Protect the Operating System from Malware
Mobile devices that are connected to the internet will carry the similar security risks that desktops and laptops carry. In addition, mobile devices are slightly more vulnerable due to the ease of downloading applications from App Stores. Today, while the Android OS dominates the consumer market, it is also making headway in the enterprise space that is currently dominated by iOS globally, as result of the growing adoption of BYOD within the enterprises. No wonder then that in the last two years, it was noticed that there was a major growth from trojans and adware targeting mobile devices, mainly focusing on Android phone. According to Symantec’s Internet Security Threat Report 19, in 2013 Android was the platform of choice for malware authors with 97 percent of threat rate, as compared to other platforms.
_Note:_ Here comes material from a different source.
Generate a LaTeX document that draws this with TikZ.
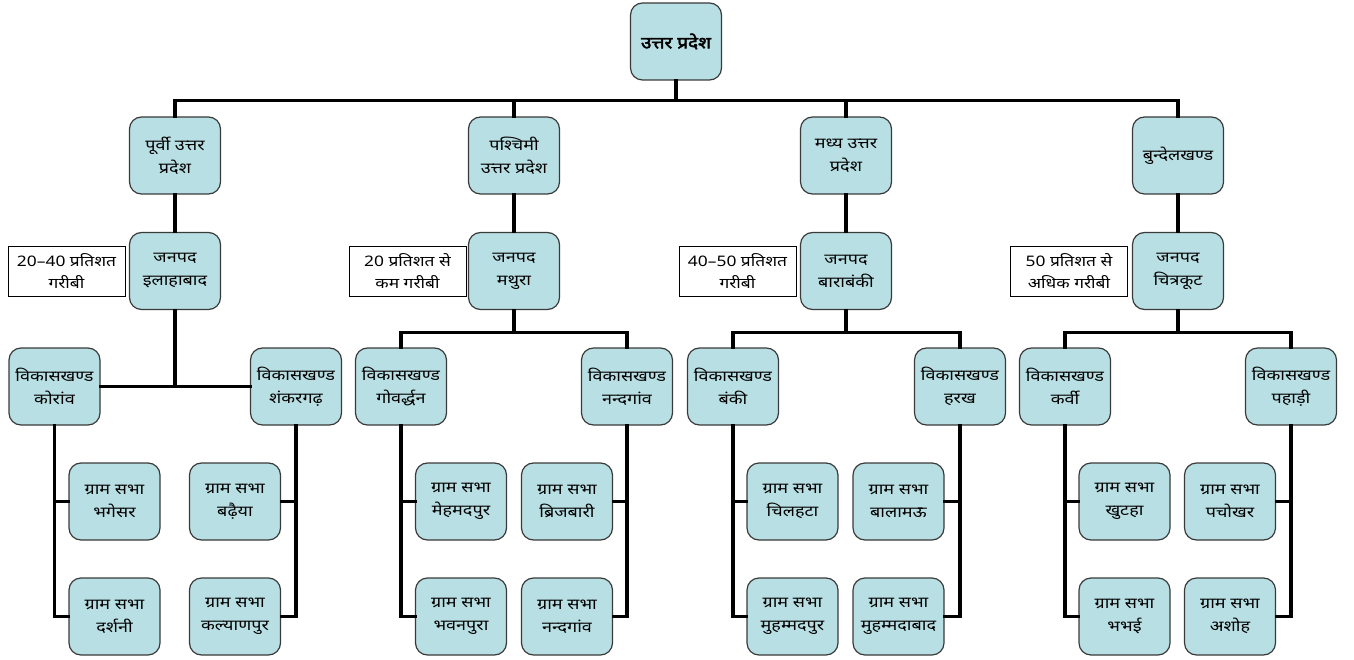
\documentclass[tikz,border=0pt]{standalone}
\usepackage{fontspec}
\newfontfamily\hindi[Script=Devanagari,FakeStretch=1.2]{Noto Sans}
\newfontfamily\hindibold[Script=Devanagari,FakeStretch=1.15,FakeBold=2.5]{Noto Sans}
\definecolor{boxfill}{HTML}{B8DFE3}
\definecolor{boxline}{HTML}{3A3A3A}
\tikzset{
  unit/.style={rectangle, rounded corners=12pt, fill=boxfill, draw=boxline, line width=1.2pt,
    minimum width=91pt, minimum height=77pt, inner sep=1pt, align=center,
    font=\hindi\fontsize{15}{23}\selectfont},
  note/.style={rectangle, fill=white, draw=black, line width=1pt,
    minimum width=117pt, minimum height=49pt, inner sep=1pt, align=center,
    font=\hindi\fontsize{14.5}{22}\selectfont},
  conn/.style={line width=3.2pt, line join=miter, line cap=rect}
}
\begin{document}
\begin{tikzpicture}[x=1pt,y=-1pt]
\useasboundingbox (0,0) rectangle (1354,660);
% top
\node[unit, font=\hindibold\fontsize{16.5}{23}\selectfont] (top) at (676,41.5) {उत्तर प्रदेश};
% regions
\node[unit] (r1) at (175,155.5) {पूर्वी उत्तर\\प्रदेश};
\node[unit] (r2) at (514,155.5) {पश्चिमी\\उत्तर प्रदेश};
\node[unit] (r3) at (846,155.5) {मध्य उत्तर\\प्रदेश};
\node[unit] (r4) at (1178,155.5) {बुन्देलखण्ड};
% janpad
\node[unit] (j1) at (175,271) {जनपद\\इलाहाबाद};
\node[unit] (j2) at (514,271) {जनपद\\मथुरा};
\node[unit] (j3) at (846,271) {जनपद\\बाराबंकी};
\node[unit] (j4) at (1178,271) {जनपद\\चित्रकूट};
% notes
\node[note] (n1) at (66.5,271.5) {20–40 प्रतिशत\\गरीबी};
\node[note] (n2) at (407.5,271.5) {20 प्रतिशत से\\कम गरीबी};
\node[note] (n3) at (737.5,271.5) {40–50 प्रतिशत\\गरीबी};
\node[note] (n4) at (1069,271.5) {50 प्रतिशत से\\अधिक गरीबी};
% vikaskhand
\node[unit] (v11) at (54.5,386.5) {विकासखण्ड\\कोरांव};
\node[unit] (v12) at (296,386.5) {विकासखण्ड\\शंकरगढ़};
\node[unit] (v21) at (401,386.5) {विकासखण्ड\\गोवर्द्धन};
\node[unit] (v22) at (627,386.5) {विकासखण्ड\\नन्दगांव};
\node[unit] (v31) at (733,386.5) {विकासखण्ड\\बंकी};
\node[unit] (v32) at (960,386.5) {विकासखण्ड\\हरख};
\node[unit] (v41) at (1065,386.5) {विकासखण्ड\\कर्वी};
\node[unit] (v42) at (1291,386.5) {विकासखण्ड\\पहाड़ी};
% gram sabha
\node[unit] (g11a) at (114.5,501.5) {ग्राम सभा\\भगेसर};
\node[unit] (g11b) at (114.5,616.5) {ग्राम सभा\\दर्शनी};
\node[unit] (g12a) at (235,501.5) {ग्राम सभा\\बढ़ैया};
\node[unit] (g12b) at (235,616.5) {ग्राम सभा\\कल्याणपुर};
\node[unit] (g21a) at (461,501.5) {ग्राम सभा\\मेहमदपुर};
\node[unit] (g21b) at (461,616.5) {ग्राम सभा\\भवनपुरा};
\node[unit] (g22a) at (567,501.5) {ग्राम सभा\\ब्रिजबारी};
\node[unit] (g22b) at (567,616.5) {ग्राम सभा\\नन्दगांव};
\node[unit] (g31a) at (792.5,501.5) {ग्राम सभा\\चिलहटा};
\node[unit] (g31b) at (792.5,616.5) {ग्राम सभा\\मुहम्मदपुर};
\node[unit] (g32a) at (898.5,501.5) {ग्राम सभा\\बालामऊ};
\node[unit] (g32b) at (898.5,616.5) {ग्राम सभा\\मुहम्मदाबाद};
\node[unit] (g41a) at (1124.5,501.5) {ग्राम सभा\\खुटहा};
\node[unit] (g41b) at (1124.5,616.5) {ग्राम सभा\\भभई};
\node[unit] (g42a) at (1230,501.5) {ग्राम सभा\\पचोखर};
\node[unit] (g42b) at (1230,616.5) {ग्राम सभा\\अशोह};
% connectors: top to regions
\foreach \r in {r1,r2,r3,r4}
  \draw[conn] (top.south) -- ++(0,20) -| (\r.north);
% region to janpad
\foreach \i in {1,2,3,4}
  \draw[conn] (r\i.south) -- (j\i.north);
% janpad 1 to vikaskhand
\draw[conn] (v11.east) -- (v12.west);
\draw[conn] (j1.south) -- (j1.south |- v11.east);
% janpad 2-4 to vikaskhand
\foreach \i in {2,3,4}{
  \draw[conn] (j\i.south) -- ++(0,22) -| (v\i1.north);
  \draw[conn] (j\i.south) -- ++(0,22) -| (v\i2.north);
}
% vikaskhand to gram sabha
\foreach \i in {1,2,3,4}{
  \draw[conn] (v\i1.south) |- (g\i1a.west);
  \draw[conn] (v\i1.south) |- (g\i1b.west);
  \draw[conn] (v\i2.south) |- (g\i2a.east);
  \draw[conn] (v\i2.south) |- (g\i2b.east);
}
\end{tikzpicture}
\end{document}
Keep an Eye Out for the Bad Apps
To streamline business processes and enhance employee productivity, enterprises provide the workforce with relevant mobile apps. Protect your company by developing a policy item to determine which apps can be downloaded or accessed via the corporate network.
Lose it, Lock it, Wipe it
Download an app on your mobile devices that allows you and your employees to lock and wipe a phone in the case of theft or loss. Keep out prying eyes by remotely locking your device. If your phone is gone for good, wipe your data including contacts, text messages, photos, email, browser history and user accounts (like Facebook, Twitter and Google).
Update, Update, Update
Make sure that employees get in the habit of updating apps as soon as they are prompted to. Software updates can include fixes to new vulnerabilities and exploited security gaps.
Don’t Let Mobile Security Be a Blind Spot
With so much personal data on our devices and mobile malware on the rise, our mobile now needs the same attention given to PC protection.